How to Start Powerlifting
A man lifting heavyweights. Photo Credit Ibrakovic/iStock/Getty Images

The sport of powerlifting requires you to compete in three exercises — the squat, bench press and deadlift. To succeed in powerlifting, you need to train hard in all three lifts, and get progressively stronger in your training. While powerlifting can be very rewarding, and has many health and social benefits, it is not as easy to get into as many mainstream sports, so it is vital that you start out in the right way.

Step 1

Join a powerlifting or weightlifting gym. If you don't currently train, or you are a member of a commercial health club, you may have some misconceptions about powerlifting. While specialist powerlifting gyms can be difficult to find, there should be one in your area. According to Craig McGuigan, an elite powerlifter and owner of Eastside Barbell Club in New Zealand, any gym you join should have at least power racks, Olympic barbells and weights, a bench press, a deadlift platform, and permit the use of chalk. Get to know more experienced lifters, ask them for advice and make sure you build some training experience.

Step 2

Train using a powerlifting-specific routine. Most people who lift weights regularly are used to bodybuilding-based routines, where the focus is on lighter weights and higher repetitions to increase muscle mass. Powerlifting routines, however, should be based around low-repetition training of the squat, bench press and deadlift, with some easier, high-rep accessory work added in — provided that it doesn't sap your strength in the big three exercises. Jim Wendler's 5/3/1 training philosophy and Louie Simmons' Westside template are both tried and tested powerlifting routines you may wish to try.

Step 3

Decide on which federation you would like to lift in. According to the Powerlifting Watch website, there are more than 30 different powerlifting federations in the United States. All have different rules and allow the use of different equipment — raw federations, for example, only allow the use of lifting belts and knee wraps, while full-gear federations allow you to wear squat and deadlift suits or bench-press shirts during competition.
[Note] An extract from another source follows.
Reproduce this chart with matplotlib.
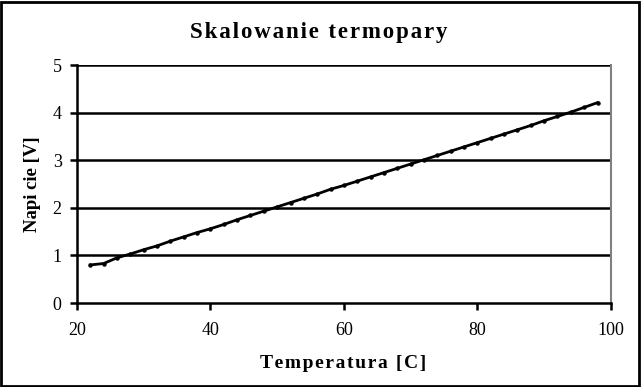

As a beginner, it is a better idea to lift raw for your first couple of years, then decide whether you wish to lift in gear or not.

Step 4

Take part in a competition. Your first few competitions should be used as a learning experience. There are certain commands for each lift you must learn beforehand, because not following the judges' calls can cause you to fail a lift on a technicality. Get adequate rest before competition, and don't go out of your comfort zone or resort to unsafe weight practices to make a certain weight class. Your first few competitions will be difficult enough without you employing drastic weight-cutting strategies. Once you are used to competition situations, look for meets where you may have a chance of winning, or at least placing among the top competitors.